Yesterday afternoon, before my expedition to Big Apple Badger country, I went to the theatre district and got a single ticket to see the 2 pm matinee of All The Way.  The title is based on the 1964 presidential campaign slogan of Lyndon Johnson--All The Way with LBJ.  

It is a long, but excellent show which earned every bit of the standing ovation at its end.  Nobody reluctantly bounced up at the end, this standing ovation was like 90 per cent of the audience jerked up as if they had been pricked by a pitchfork.

The lead in the show was Bryan Cranston--the Breaking Bad guy--and he was on stage for the entire three hours discounting, of course, intermission.  Cranston as Johnson interacts with Martin Luther King, Hoover, Humphrey, Lady Byrd, his assistant, Katharine Graham, George Wallace, Mississippi's James Eastland, and assorted others. He is on stage and the center of the dialogue for the entire three hours.

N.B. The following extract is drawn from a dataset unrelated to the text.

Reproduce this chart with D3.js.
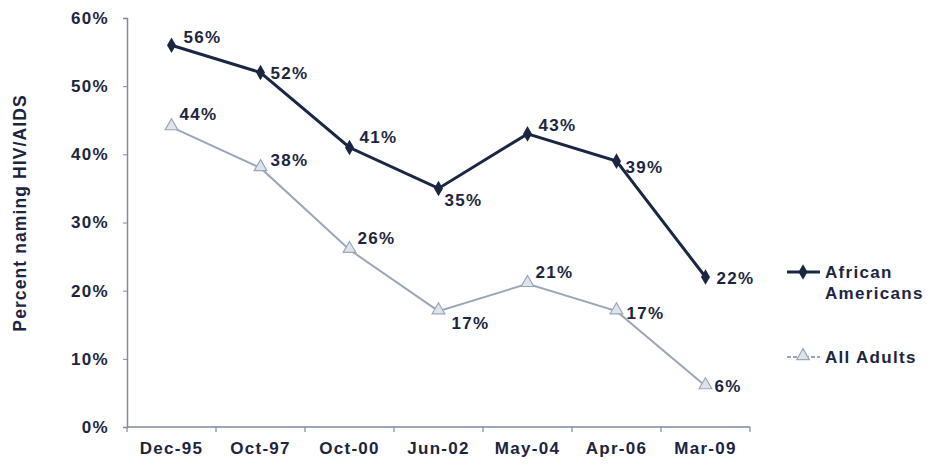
<!DOCTYPE html>
<html>
<head>
<meta charset="utf-8">
<script src="https://cdn.jsdelivr.net/npm/d3@7"></script>
<style>
  body { margin: 0; background: #fff; }
  text { font-family: "Liberation Sans", Arial, sans-serif; font-weight: bold; fill: #1c2540; letter-spacing: 1.3px; }
</style>
</head>
<body>
<div id="chart"></div>
<script>
// Data
const categories = ["Dec-95", "Oct-97", "Oct-00", "Jun-02", "May-04", "Apr-06", "Mar-09"];
const africanAmericans = [56, 52, 41, 35, 43, 39, 22];
const allAdults = [44, 38, 26, 17, 21, 17, 6];
const yTicks = [0, 10, 20, 30, 40, 50, 60];

// label offsets relative to each point [dx, dy]
const aaOffsets = [[12, -8], [10, 1], [10, -10], [6, 12], [11, -9], [9, 6], [11, 1]];
const allOffsets = [[8, -13], [10, -8], [8, -12], [13, 12], [8, -12], [10, 2], [9, 0]];

const W = 930, H = 465;
const margin = { top: 18, left: 127, right: 180, bottom: 38 };
const plotW = 623, plotH = 409;
const fontSize = "17px";

const svg = d3.select("#chart").append("svg")
    .attr("width", W)
    .attr("height", H);

const g = svg.append("g").attr("transform", `translate(${margin.left},${margin.top})`);

const x = d3.scaleBand().domain(categories).range([0, plotW]);
const y = d3.scaleLinear().domain([0, 60]).range([plotH, 0]);

const axisColor = "#7d8aa0";

// Y axis
const yAxis = g.append("g")
    .call(d3.axisLeft(y).tickValues(yTicks).tickSize(4).tickPadding(14).tickFormat(d => d + "%"));
yAxis.select(".domain").attr("stroke", axisColor).attr("stroke-width", 1.5);
yAxis.selectAll(".tick line").attr("stroke", axisColor);
yAxis.selectAll("text").style("font-size", fontSize).attr("fill", "#1c2540");

// X axis with ticks between categories
const xAxis = g.append("g").attr("transform", `translate(0,${plotH})`);
xAxis.append("line")
    .attr("x1", 0).attr("x2", plotW)
    .attr("stroke", axisColor).attr("stroke-width", 1.5);
xAxis.selectAll(".sep")
    .data(d3.range(categories.length + 1))
    .enter().append("line")
    .attr("x1", i => i * x.bandwidth()).attr("x2", i => i * x.bandwidth())
    .attr("y1", 0).attr("y2", 5)
    .attr("stroke", axisColor).attr("stroke-width", 1.2);
xAxis.selectAll(".xl")
    .data(categories)
    .enter().append("text")
    .attr("x", d => x(d) + x.bandwidth() / 2)
    .attr("y", 27)
    .attr("text-anchor", "middle")
    .style("font-size", fontSize)
    .text(d => d);

// Y title
svg.append("text")
    .attr("transform", "rotate(-90)")
    .attr("x", -213)
    .attr("y", 26)
    .attr("text-anchor", "middle")
    .style("font-size", "17.5px")
    .style("letter-spacing", "1.1px")
    .text("Percent naming HIV/AIDS");

const cx = d => x(d) + x.bandwidth() / 2;

const line = d3.line()
    .x((d, i) => cx(categories[i]))
    .y(d => y(d));

// All Adults
const grayCol = "#9ba7b9";
g.append("path")
    .datum(allAdults)
    .attr("d", line)
    .attr("fill", "none")
    .attr("stroke", grayCol)
    .attr("stroke-width", 2);

const tri = d3.symbol().type(d3.symbolTriangle).size(70);
g.selectAll(".tri")
    .data(allAdults)
    .enter().append("path")
    .attr("d", tri)
    .attr("transform", (d, i) => `translate(${cx(categories[i])},${y(d) - 1})`)
    .attr("fill", "#dfe3ea")
    .attr("stroke", grayCol)
    .attr("stroke-width", 1.2);

// African Americans
const navy = "#1b2643";
g.append("path")
    .datum(africanAmericans)
    .attr("d", line)
    .attr("fill", "none")
    .attr("stroke", navy)
    .attr("stroke-width", 3);

const dia = d3.symbol().type(d3.symbolDiamond).size(70);
g.selectAll(".dia")
    .data(africanAmericans)
    .enter().append("path")
    .attr("d", dia)
    .attr("transform", (d, i) => `translate(${cx(categories[i])},${y(d)})`)
    .attr("fill", navy);

// Value labels
g.selectAll(".aaLab")
    .data(africanAmericans)
    .enter().append("text")
    .attr("x", (d, i) => cx(categories[i]) + aaOffsets[i][0])
    .attr("y", (d, i) => y(d) + aaOffsets[i][1])
    .attr("dy", "0.35em")
    .style("font-size", fontSize)
    .text(d => d + "%");

g.selectAll(".allLab")
    .data(allAdults)
    .enter().append("text")
    .attr("x", (d, i) => cx(categories[i]) + allOffsets[i][0])
    .attr("y", (d, i) => y(d) + allOffsets[i][1])
    .attr("dy", "0.35em")
    .style("font-size", fontSize)
    .text(d => d + "%");

// Legend
const legend = svg.append("g").attr("transform", "translate(787,0)");
legend.append("line").attr("x1", 0).attr("x2", 33).attr("y1", 272).attr("y2", 272)
    .attr("stroke", navy).attr("stroke-width", 3);
legend.append("path").attr("d", dia).attr("transform", "translate(16,272)").attr("fill", navy);
legend.append("text").attr("x", 38).attr("y", 272).attr("dy", "0.35em").style("font-size", fontSize).text("African");
legend.append("text").attr("x", 38).attr("y", 293).attr("dy", "0.35em").style("font-size", fontSize).text("Americans");

legend.append("line").attr("x1", 0).attr("x2", 33).attr("y1", 357).attr("y2", 357)
    .attr("stroke", grayCol).attr("stroke-width", 2).attr("stroke-dasharray", "4,2");
legend.append("path").attr("d", tri).attr("transform", "translate(16,356)")
    .attr("fill", "#dfe3ea").attr("stroke", grayCol).attr("stroke-width", 1.2);
legend.append("text").attr("x", 38).attr("y", 357).attr("dy", "0.35em").style("font-size", fontSize).text("All Adults");
</script>
</body>
</html>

What is most amazing about what I saw, though, was not the play--which was really good if you like politics and that era--what is most amazing is that I saw the matinee and Cranston was--just three hours after he finished a three hour play--going to do it all over again for a Saturday night audience.  You had to see how much energy was involved in his performance to marvel sufficiently when considering that he would do this twice in one day.

Not everything is related to sports, but I think that in theatre and in sport there is this one similarity. The great ones get it up every time they get on stage or get on a court.  John Havlicek, a great-- sometimes unfortunately forgotten Boston Celtic--used to say that in the playoffs particularly, he would go "as hard as I can for as long as I can".

Whatever we do, it would be good to keep in mind what Bryan Cranston and Havlicek did by example. Give everything you got, every time you have to do it.  More than the show--which was terrific--I think that message is what I will take away from seeing the matinee yesterday and knowing he was coming back to do it again three hours later.